Thursday, April 10, 2008

George Lucas to patent movies and music

Wall Street Journal, page R6, on 18th of June 2007 has an interview with George Lucas, the inventor of the "Star Wars" industrial complex (it is, isn't it?). Here some of his answers, with comments. Lucas: Painting, music, any kind of art form is essentially technological. The most important part is to be able to communicate emotions. That is the key to what we do.
Greg Aharonian would ask: who is more qualified to assess whether the arts are technological, comprising technical effects: a master artist like Lucas, on non-artistic, non-engineering judges and policies makers in the USPTO, UKPO, EPO, and courts? I think Lucas.
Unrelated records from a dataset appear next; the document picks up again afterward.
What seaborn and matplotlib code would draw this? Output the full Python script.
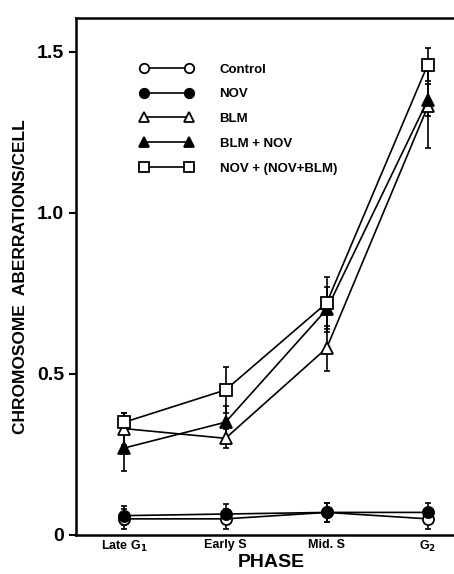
import pandas as pd
import numpy as np
import matplotlib
matplotlib.use("Agg")
import matplotlib.pyplot as plt
import seaborn as sns

# --- data ---
phases = ["Late G$_1$", "Early S", "Mid. S", "G$_2$"]
control = [0.05, 0.05, 0.07, 0.05]
control_err = [0.03, 0.03, 0.03, 0.03]
nov = [0.06, 0.065, 0.07, 0.07]
nov_err = [0.03, 0.03, 0.03, 0.03]
blm = [0.33, 0.30, 0.58, 1.33]
blm_err = [0.05, 0.03, 0.07, 0.13]
blm_nov = [0.27, 0.35, 0.70, 1.35]
blm_nov_err = [0.07, 0.05, 0.07, 0.05]
nov_nov_blm = [0.35, 0.45, 0.72, 1.46]
nov_nov_blm_err = [0.03, 0.07, 0.08, 0.05]

series = [
    ("Control", control, control_err, "o", "white"),
    ("NOV", nov, nov_err, "o", "black"),
    ("BLM", blm, blm_err, "^", "white"),
    ("BLM + NOV", blm_nov, blm_nov_err, "^", "black"),
    ("NOV + (NOV+BLM)", nov_nov_blm, nov_nov_blm_err, "s", "white"),
]

sns.set_style("ticks")
plt.rcParams["font.family"] = ["Liberation Sans", "DejaVu Sans"]
plt.rcParams["font.weight"] = "bold"
for k in ["text.color", "axes.labelcolor", "xtick.color", "ytick.color", "axes.edgecolor"]:
    plt.rcParams[k] = "black"

fig = plt.figure(figsize=(4.54, 5.74), dpi=100)
ax = fig.add_axes([0.167, 0.068, 0.86, 0.901])

x = np.arange(len(phases))
handles = []
for name, vals, err, mk, face in series:
    df = pd.DataFrame({"phase": x, "value": vals})
    ax.errorbar(x, vals, yerr=err, fmt="none", ecolor="black", elinewidth=1.2,
                capsize=2.5, capthick=1.2, zorder=2)
    sns.lineplot(data=df, x="phase", y="value", ax=ax, color="black", lw=1.2,
                 marker=mk, markersize=9 if mk == "s" else 8,
                 markerfacecolor=face, markeredgecolor="black",
                 markeredgewidth=1.3, zorder=3)
    handles.append(ax.lines[-1])

leg = ax.legend(handles, [s[0] for s in series], loc="upper left",
                bbox_to_anchor=(0.135, 0.935), frameon=False, numpoints=2,
                handlelength=4.0, handletextpad=2.0, labelspacing=0.95,
                markerscale=0.85, prop={"weight": "bold", "size": 9.5})

ax.set_xlim(-0.48, 3.38)
ax.set_ylim(0, 1.605)
ax.set_xticks(x)
ax.set_xticklabels(phases, fontsize=9, fontweight="bold")
ax.tick_params(axis="x", length=0, pad=3)
ax.set_yticks([0, 0.5, 1.0, 1.5])
ax.set_yticklabels(["0", "0.5", "1.0", "1.5"], fontsize=14, fontweight="bold")
ax.tick_params(axis="y", length=5, width=1.5, direction="out")
ax.set_xlabel("PHASE", fontsize=14, fontweight="bold", labelpad=0)
ax.set_ylabel("CHROMOSOME  ABERRATIONS/CELL", fontsize=12.5, fontweight="bold", labelpad=6)
for s in ["left", "bottom", "top"]:
    ax.spines[s].set_linewidth(1.8)
ax.spines["right"].set_visible(False)

fig.savefig("out.png", dpi=100)
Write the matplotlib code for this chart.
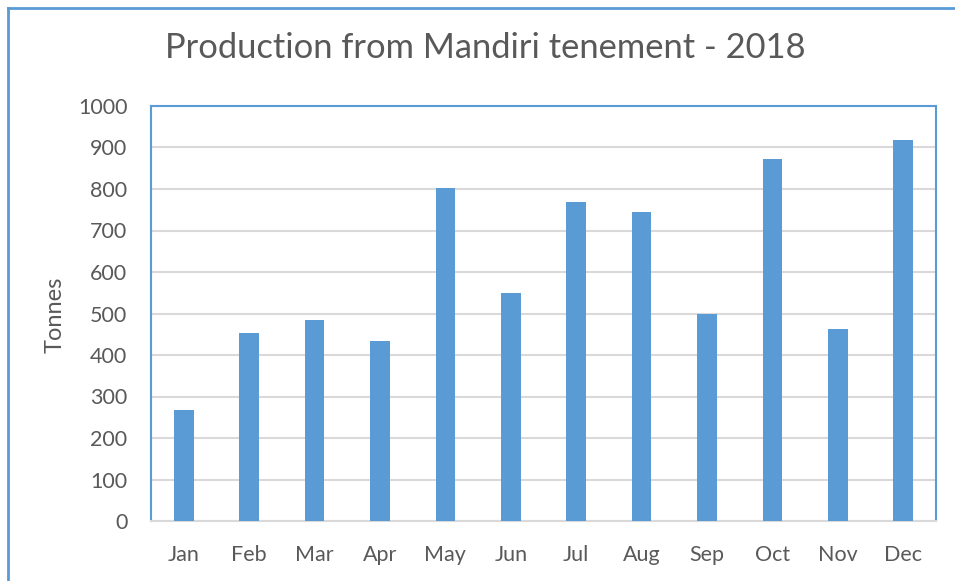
import matplotlib.pyplot as plt
import numpy as np

# production per month
months = ['Jan', 'Feb', 'Mar', 'Apr', 'May', 'Jun', 'Jul', 'Aug', 'Sep', 'Oct', 'Nov', 'Dec']
tonnes = [267, 453, 484, 434, 802, 549, 769, 745, 499, 872, 462, 917]
yticks = [0, 100, 200, 300, 400, 500, 600, 700, 800, 900, 1000]

blue = '#5b9bd5'
grey_text = '#595959'
plt.rcParams['font.family'] = ['Lato', 'DejaVu Sans']

W, H = 955, 581
fig = plt.figure(figsize=(W / 100, H / 100), dpi=100)
ax = fig.add_axes([151 / W, 1 - 521 / H, (936 - 151) / W, (521 - 106) / H])

x = np.arange(len(months))
ax.bar(x, tonnes, width=0.3, color=blue, zorder=3)
ax.set_xlim(-0.5, len(months) - 0.5)
ax.set_ylim(0, 1000)
ax.set_yticks(yticks)
ax.set_xticks(x)
ax.set_xticklabels(months)
ax.yaxis.grid(True, color='#d9d9d9', linewidth=1.5, zorder=0)
ax.tick_params(axis='both', length=0, labelsize=15.5, colors=grey_text)
ax.tick_params(axis='x', pad=17)
ax.tick_params(axis='y', pad=17)

for side in ['left', 'top', 'right']:
    ax.spines[side].set_color(blue)
    ax.spines[side].set_linewidth(1.5)
ax.spines['bottom'].set_color('#d9d9d9')
ax.spines['bottom'].set_linewidth(1.5)

ax.set_ylabel('Tonnes', fontsize=17, color=grey_text, va='center')
ax.yaxis.set_label_coords((55 - 151) / 785, (521 - 315) / 415)
fig.text(485 / W, 1 - 48 / H, 'Production from Mandiri tenement - 2018',
         fontsize=24.8, color=grey_text, ha='center', va='center')

# outer chart border (only left and top edges are in the screenshot)
fig.add_artist(plt.Line2D([7.5 / W, 7.5 / W], [0, 1 - 8 / H], transform=fig.transFigure, color=blue, linewidth=2))
fig.add_artist(plt.Line2D([7.5 / W, 1], [1 - 8 / H, 1 - 8 / H], transform=fig.transFigure, color=blue, linewidth=2))

fig.savefig('out.png', dpi=100)
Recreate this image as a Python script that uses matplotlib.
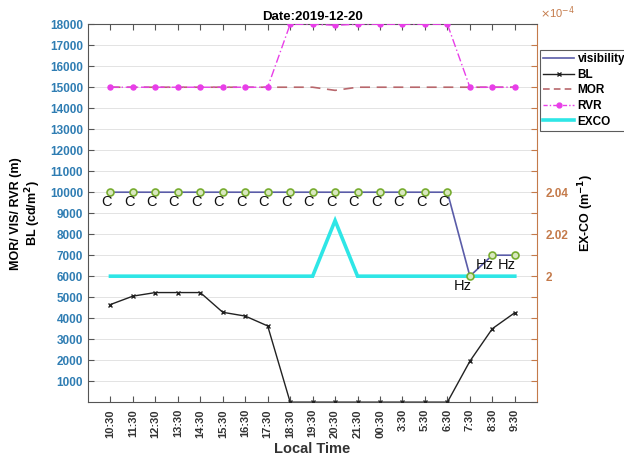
import numpy as np
import matplotlib
matplotlib.use("Agg")
import matplotlib.pyplot as plt
from matplotlib.lines import Line2D

plt.rcParams['font.family'] = ['Liberation Sans', 'DejaVu Sans']

# ---- data ----
times = ['10:30', '11:30', '12:30', '13:30', '14:30', '15:30', '16:30', '17:30',
         '18:30', '19:30', '20:30', '21:30', '00:30', '3:30', '5:30', '6:30',
         '7:30', '8:30', '9:30']
visibility = [10000, 10000, 10000, 10000, 10000, 10000, 10000, 10000,
              10000, 10000, 10000, 10000, 10000, 10000, 10000, 10000,
              6000, 7000, 7000]
weather = ['C', 'C', 'C', 'C', 'C', 'C', 'C', 'C',
           'C', 'C', 'C', 'C', 'C', 'C', 'C', 'C',
           'Hz', 'Hz', 'Hz']
bl = [4650, 5050, 5220, 5220, 5220, 4280, 4100, 3630,
      0, 0, 0, 0, 0, 0, 0, 0,
      1950, 3500, 4260]
mor = [15000, 15000, 15000, 15000, 15000, 15000, 15000, 15000,
       15000, 15000, 14850, 15000, 15000, 15000, 15000, 15000,
       15000, 15000, 15000]
rvr = [15000, 15000, 15000, 15000, 15000, 15000, 15000, 15000,
       18000, 18000, 17950, 18000, 18000, 18000, 18000, 18000,
       15000, 15000, 15000]
exco = [2.0e-4, 2.0e-4, 2.0e-4, 2.0e-4, 2.0e-4, 2.0e-4, 2.0e-4, 2.0e-4,
        2.0e-4, 2.0e-4, 2.0265e-4, 2.0e-4, 2.0e-4, 2.0e-4, 2.0e-4, 2.0e-4,
        2.0e-4, 2.0e-4, 2.0e-4]

# ---- styling ----
LEFT_C = '#2f7db3'
RIGHT_C = '#c47a4a'
VIS_C = '#5a5ca8'
MOR_C = '#b8676c'
RVR_C = '#e83ee8'
EXCO_C = '#2ee6e6'
GREEN = '#77ac30'

x = np.arange(1, len(times) + 1)

fig = plt.figure(figsize=(6.24, 4.57), dpi=100)
ax = fig.add_axes([0.141, 0.120, 0.720, 0.827])
ax2 = ax.twinx()
# left-axis series sit above the extinction curve
ax.set_zorder(ax2.get_zorder() + 1)
ax.patch.set_visible(False)

# right axis: extinction coefficient (its 0.01 steps line up with 1000 m steps)
ax2.plot(x, exco, color=EXCO_C, lw=2.6, solid_joinstyle='miter', zorder=3)
ax2.set_ylim(1.94e-4, 2.12e-4)
r_ticks = np.round(np.arange(1.94, 2.1201, 0.01), 2)
ax2.set_yticks(r_ticks * 1e-4)
ax2.set_yticklabels(['2' if t == 2.0 else ('2.02' if t == 2.02 else ('2.04' if t == 2.04 else ''))
                     for t in r_ticks])
ax2.tick_params(axis='y', direction='in', length=4, colors=RIGHT_C, labelsize=8.5,
                pad=6)
for lab in ax2.get_yticklabels():
    lab.set_fontweight('bold')
ax2.set_ylabel('EX-CO (m$^{\\mathbf{-1}}$)', fontsize=9, fontweight='bold',
               color='black', labelpad=6)
ax2.spines['right'].set_color(RIGHT_C)
for s in ['left', 'top', 'bottom']:
    ax2.spines[s].set_visible(False)
ax2.grid(True, color='#e3e3e3', lw=0.7)
ax2.set_axisbelow(True)
fig.text(0.866, 0.972, '$\\times$10$^{-4}$', color=RIGHT_C, fontsize=8,
         ha='left', va='center')

# left axis
ax.plot(x, mor, color=MOR_C, lw=1.2, ls=(0, (6, 4)), zorder=3)
ax.plot(x, rvr, color=RVR_C, lw=1.0, ls=(0, (6, 2, 1, 2)), marker='o', ms=3.6,
        mfc=RVR_C, mec=RVR_C, zorder=4)
ax.plot(x, bl, color='#222222', lw=1.0, marker='x', ms=3.5, mew=1.0, zorder=4)
ax.plot(x, visibility, color=VIS_C, lw=1.2, zorder=5)
ax.plot(x, visibility, ls='none', marker='o', ms=5, mfc='#d9e8bf', mec=GREEN,
        mew=1.2, zorder=6)
for xi, vi, w in zip(x, visibility, weather):
    ax.annotate(w, (xi, vi), xytext=(1, -2), textcoords='offset points',
                ha='right', va='top', fontsize=10.5, color='#111111', zorder=7)

ax.set_xlim(0, len(times) + 1)
ax.set_ylim(0, 18000)
ax.set_xticks(x)
ax.set_xticklabels(times, rotation=90, fontsize=8, fontweight='bold', color='#333333')
ax.set_yticks(np.arange(1000, 18001, 1000))
ax.tick_params(axis='y', direction='in', length=4, colors=LEFT_C, labelsize=8.5,
               right=False)
for lab in ax.get_yticklabels():
    lab.set_fontweight('bold')
ax.tick_params(axis='x', direction='in', length=4, top=True, color='#555555', pad=5)
ax.tick_params(axis='y', color='#555555')
ax.grid(False)
for s in ['left', 'top', 'bottom']:
    ax.spines[s].set_color('#555555')
ax.spines['right'].set_visible(False)

ax.set_xlabel('Local Time', fontsize=10.5, fontweight='bold', color='#333333',
              labelpad=3)
ax.set_ylabel('MOR/ VIS/ RVR (m)\nBL (cd/m$^{\\mathbf{2}}$)', fontsize=9,
              fontweight='bold', color='black', labelpad=5, linespacing=1.1)
ax.set_title('Date:2019-12-20', fontsize=9.5, fontweight='bold', pad=3)

# legend
handles = [
    Line2D([], [], color=VIS_C, lw=1.2),
    Line2D([], [], color='#222222', lw=1.0, marker='x', ms=3.5),
    Line2D([], [], color=MOR_C, lw=1.2, ls=(0, (4, 2.5))),
    Line2D([], [], color=RVR_C, lw=1.0, ls=(0, (3, 1.5, 1, 1.5)), marker='o', ms=3.5),
    Line2D([], [], color=EXCO_C, lw=2.6),
]
labels = ['visibility', 'BL', 'MOR', 'RVR', 'EXCO']
leg = fig.legend(handles, labels, loc='upper left', bbox_to_anchor=(0.865, 0.891),
                 frameon=True, fancybox=False, edgecolor='#333333',
                 prop={'weight': 'bold', 'size': 8.5}, handlelength=2.6,
                 handletextpad=0.3, labelspacing=0.3, borderpad=0.3,
                 borderaxespad=0)
leg.get_frame().set_linewidth(0.8)

fig.savefig('out.png', dpi=100)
Maybe some aspects are mostly "non-technological", whatever that means, but then - who cares - LUNDGREN!! Especially if one considers the growing avalanche of papers in science and engineering journals on the production of the arts. "Painting, music, any kind of art form is essentially technological." It is - Lucas is right. And technology is subject to the patent system.
Lucas: I liken digital technology to going from fresco to oil painting. If you are doing a fresco, you needed about at least two dozen people. It was done by candlelight, and it was very hard to do. The fact that they can make it consistent over a long time is a marvel. But if you use oil paints, you can go outside. You can see the light play on your subject, which completely revolutionized art [a technology revolution]. At the same time, if you don't like what you're doing, you can paint right over it and start over. You can't do that with frescoes.
With film, that's what happened. It used to be [with] film, you went out and shot it, whatever you got was what you got. Sometimes people would sit out there for days and days and days trying to get it right because they knew they only had one shot at it and they weren't gong to be able to come back.
With digital technology, we can go in and shoot it, the way would an oil painting. Then you can go back to your studio and touch it up. You can completely manipulate it. It's much more like a painting than it is like photography.
It's also more like a circuit diagram, a computer program, architectural design - you can completely manipulate it. And you can have libraries of stock components, which when functionally combined can be automatically optimized. Etc., etc., etc. - Lucas is talking about engineered production - technology, which everywhere else is protected with patents.
Q: "Jurassic Park" was shot entirely digitally? LUCAS: No, but the dinosaurs were digital. Compared to stop motion, which is what we did before, they [the digital versions] were so real looking that that was the breakthrough. A technological breakthrough. LUCAS: We could actually create real things digitally that would fool anybody. [Then] I said I want to shoot digitally. I can cut digitally. I can do the effects digitally. I want to work the whole way digitally.
That is, the whole way technologically. And new articles of manufacture are patentable.